> **Given task**: Retype word for word the first line of the listing and each line after it up to the line with "const r1000 = [6.7, 17.5, 25.8, 37.4, 61.6, 84.1, 90.6, 93.2]", with the pictures taken out.

> **Information shown**:
────

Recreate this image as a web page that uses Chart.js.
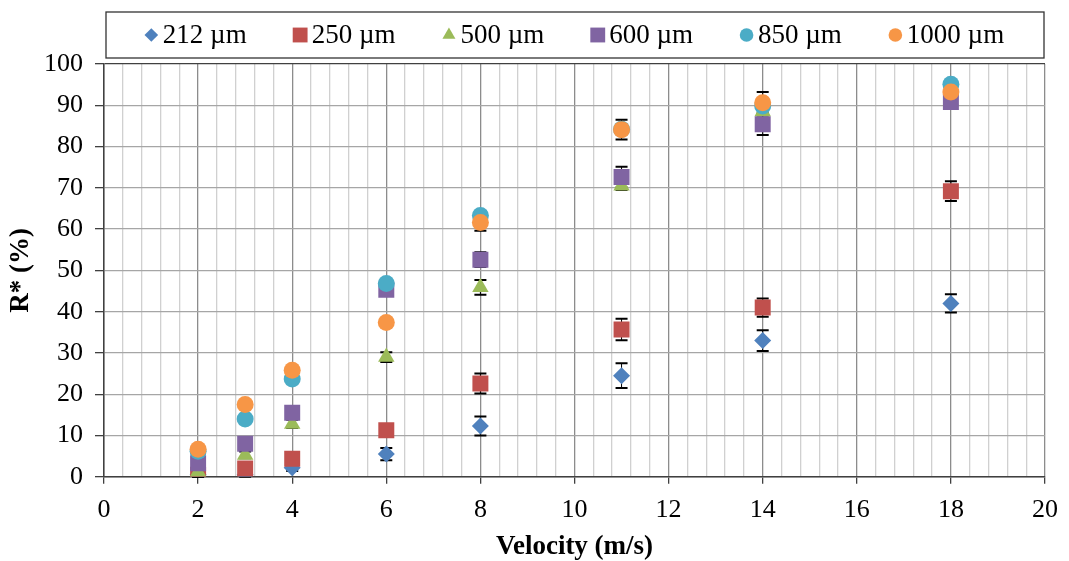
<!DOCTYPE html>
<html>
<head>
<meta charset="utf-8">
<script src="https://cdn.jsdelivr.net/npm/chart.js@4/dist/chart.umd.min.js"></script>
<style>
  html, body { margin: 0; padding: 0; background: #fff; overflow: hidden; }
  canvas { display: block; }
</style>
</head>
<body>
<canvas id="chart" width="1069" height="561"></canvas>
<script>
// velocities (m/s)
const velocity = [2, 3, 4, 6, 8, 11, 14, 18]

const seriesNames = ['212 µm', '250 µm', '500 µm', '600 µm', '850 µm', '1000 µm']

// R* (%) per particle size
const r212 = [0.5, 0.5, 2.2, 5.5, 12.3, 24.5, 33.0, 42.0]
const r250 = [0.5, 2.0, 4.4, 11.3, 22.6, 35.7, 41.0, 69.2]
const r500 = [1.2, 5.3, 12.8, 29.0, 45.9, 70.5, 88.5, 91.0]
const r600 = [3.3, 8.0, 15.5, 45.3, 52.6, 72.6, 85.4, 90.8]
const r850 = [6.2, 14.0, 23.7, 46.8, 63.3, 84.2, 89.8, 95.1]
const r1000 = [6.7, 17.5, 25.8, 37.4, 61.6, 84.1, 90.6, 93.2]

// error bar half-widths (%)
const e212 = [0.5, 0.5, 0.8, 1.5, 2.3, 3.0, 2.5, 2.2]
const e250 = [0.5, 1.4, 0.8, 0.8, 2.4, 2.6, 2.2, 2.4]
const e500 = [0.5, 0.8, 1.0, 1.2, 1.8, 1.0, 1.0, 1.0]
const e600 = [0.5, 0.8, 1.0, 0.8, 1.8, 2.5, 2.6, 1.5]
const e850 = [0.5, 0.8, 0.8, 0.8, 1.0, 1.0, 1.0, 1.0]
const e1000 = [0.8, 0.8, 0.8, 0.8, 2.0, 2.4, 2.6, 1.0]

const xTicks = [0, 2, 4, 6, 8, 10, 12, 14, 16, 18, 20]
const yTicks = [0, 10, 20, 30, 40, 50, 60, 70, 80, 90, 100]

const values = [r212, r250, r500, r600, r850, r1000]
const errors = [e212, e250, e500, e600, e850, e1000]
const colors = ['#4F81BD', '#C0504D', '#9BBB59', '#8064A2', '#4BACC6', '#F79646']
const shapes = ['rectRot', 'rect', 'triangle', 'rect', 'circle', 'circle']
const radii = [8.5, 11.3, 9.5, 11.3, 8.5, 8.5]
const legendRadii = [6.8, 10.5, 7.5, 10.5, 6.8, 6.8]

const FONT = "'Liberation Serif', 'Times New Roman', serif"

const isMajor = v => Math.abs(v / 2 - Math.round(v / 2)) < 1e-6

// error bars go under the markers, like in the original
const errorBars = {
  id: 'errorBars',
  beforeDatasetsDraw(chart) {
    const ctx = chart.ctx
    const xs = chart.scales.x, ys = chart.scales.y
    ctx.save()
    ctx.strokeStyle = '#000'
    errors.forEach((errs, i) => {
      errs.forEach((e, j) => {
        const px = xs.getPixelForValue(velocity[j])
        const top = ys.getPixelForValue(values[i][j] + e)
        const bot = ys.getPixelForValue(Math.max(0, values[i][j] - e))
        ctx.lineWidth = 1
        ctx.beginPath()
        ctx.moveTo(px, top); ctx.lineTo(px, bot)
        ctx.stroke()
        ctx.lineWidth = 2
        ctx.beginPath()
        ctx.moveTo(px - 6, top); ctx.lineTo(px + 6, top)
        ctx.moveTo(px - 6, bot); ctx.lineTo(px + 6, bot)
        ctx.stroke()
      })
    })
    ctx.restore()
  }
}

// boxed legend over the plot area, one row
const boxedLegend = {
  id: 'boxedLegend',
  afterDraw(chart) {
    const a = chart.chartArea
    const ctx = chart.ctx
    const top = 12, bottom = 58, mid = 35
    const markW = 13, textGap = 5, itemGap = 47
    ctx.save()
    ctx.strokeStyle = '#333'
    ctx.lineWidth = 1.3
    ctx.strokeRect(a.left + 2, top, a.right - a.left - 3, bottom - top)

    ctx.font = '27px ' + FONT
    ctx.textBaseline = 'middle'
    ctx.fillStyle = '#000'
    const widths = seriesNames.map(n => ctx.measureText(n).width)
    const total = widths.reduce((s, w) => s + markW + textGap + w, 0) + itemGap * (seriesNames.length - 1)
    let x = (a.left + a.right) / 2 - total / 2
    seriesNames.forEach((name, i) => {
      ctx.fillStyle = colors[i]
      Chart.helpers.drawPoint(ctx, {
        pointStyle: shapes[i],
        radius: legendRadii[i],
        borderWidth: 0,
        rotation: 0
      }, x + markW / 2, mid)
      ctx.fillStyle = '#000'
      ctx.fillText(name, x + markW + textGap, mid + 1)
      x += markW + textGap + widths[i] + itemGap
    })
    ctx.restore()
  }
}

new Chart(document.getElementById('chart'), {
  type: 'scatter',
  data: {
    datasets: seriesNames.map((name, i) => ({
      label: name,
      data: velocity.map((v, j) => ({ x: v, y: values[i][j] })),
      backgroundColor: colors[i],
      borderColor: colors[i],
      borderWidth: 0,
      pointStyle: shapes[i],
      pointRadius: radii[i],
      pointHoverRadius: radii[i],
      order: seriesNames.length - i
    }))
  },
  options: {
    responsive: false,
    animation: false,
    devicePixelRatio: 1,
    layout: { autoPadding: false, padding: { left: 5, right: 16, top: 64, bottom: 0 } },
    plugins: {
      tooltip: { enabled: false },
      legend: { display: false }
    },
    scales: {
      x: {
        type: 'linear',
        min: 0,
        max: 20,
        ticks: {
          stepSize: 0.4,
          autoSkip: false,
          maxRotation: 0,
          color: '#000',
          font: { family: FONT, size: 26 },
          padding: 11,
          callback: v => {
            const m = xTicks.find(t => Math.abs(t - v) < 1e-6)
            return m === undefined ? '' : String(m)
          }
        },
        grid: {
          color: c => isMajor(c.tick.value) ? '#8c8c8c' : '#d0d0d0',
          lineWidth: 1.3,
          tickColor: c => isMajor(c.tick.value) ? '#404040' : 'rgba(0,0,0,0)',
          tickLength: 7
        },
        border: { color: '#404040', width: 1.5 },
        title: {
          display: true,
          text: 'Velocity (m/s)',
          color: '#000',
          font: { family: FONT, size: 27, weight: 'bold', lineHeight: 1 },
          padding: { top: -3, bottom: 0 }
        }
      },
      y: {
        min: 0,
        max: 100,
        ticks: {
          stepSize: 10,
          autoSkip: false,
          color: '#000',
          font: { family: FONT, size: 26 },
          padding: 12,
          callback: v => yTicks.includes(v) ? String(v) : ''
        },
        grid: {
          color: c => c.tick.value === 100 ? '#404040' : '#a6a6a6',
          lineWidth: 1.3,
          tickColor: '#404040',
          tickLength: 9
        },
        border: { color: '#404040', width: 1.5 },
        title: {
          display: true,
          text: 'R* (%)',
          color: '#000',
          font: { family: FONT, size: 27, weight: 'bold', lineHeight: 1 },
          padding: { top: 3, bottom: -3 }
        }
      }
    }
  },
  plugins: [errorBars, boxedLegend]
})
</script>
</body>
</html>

────

> **The response**:
Recreate this image as a web page that uses Chart.js.
<!DOCTYPE html>
<html>
<head>
<meta charset="utf-8">
<script src="https://cdn.jsdelivr.net/npm/chart.js@4/dist/chart.umd.min.js"></script>
<style>
  html, body { margin: 0; padding: 0; background: #fff; overflow: hidden; }
  canvas { display: block; }
</style>
</head>
<body>
<canvas id="chart" width="1069" height="561"></canvas>
<script>
// velocities (m/s)
const velocity = [2, 3, 4, 6, 8, 11, 14, 18]

const seriesNames = ['212 µm', '250 µm', '500 µm', '600 µm', '850 µm', '1000 µm']

// R* (%) per particle size
const r212 = [0.5, 0.5, 2.2, 5.5, 12.3, 24.5, 33.0, 42.0]
const r250 = [0.5, 2.0, 4.4, 11.3, 22.6, 35.7, 41.0, 69.2]
const r500 = [1.2, 5.3, 12.8, 29.0, 45.9, 70.5, 88.5, 91.0]
const r600 = [3.3, 8.0, 15.5, 45.3, 52.6, 72.6, 85.4, 90.8]
const r850 = [6.2, 14.0, 23.7, 46.8, 63.3, 84.2, 89.8, 95.1]
const r1000 = [6.7, 17.5, 25.8, 37.4, 61.6, 84.1, 90.6, 93.2]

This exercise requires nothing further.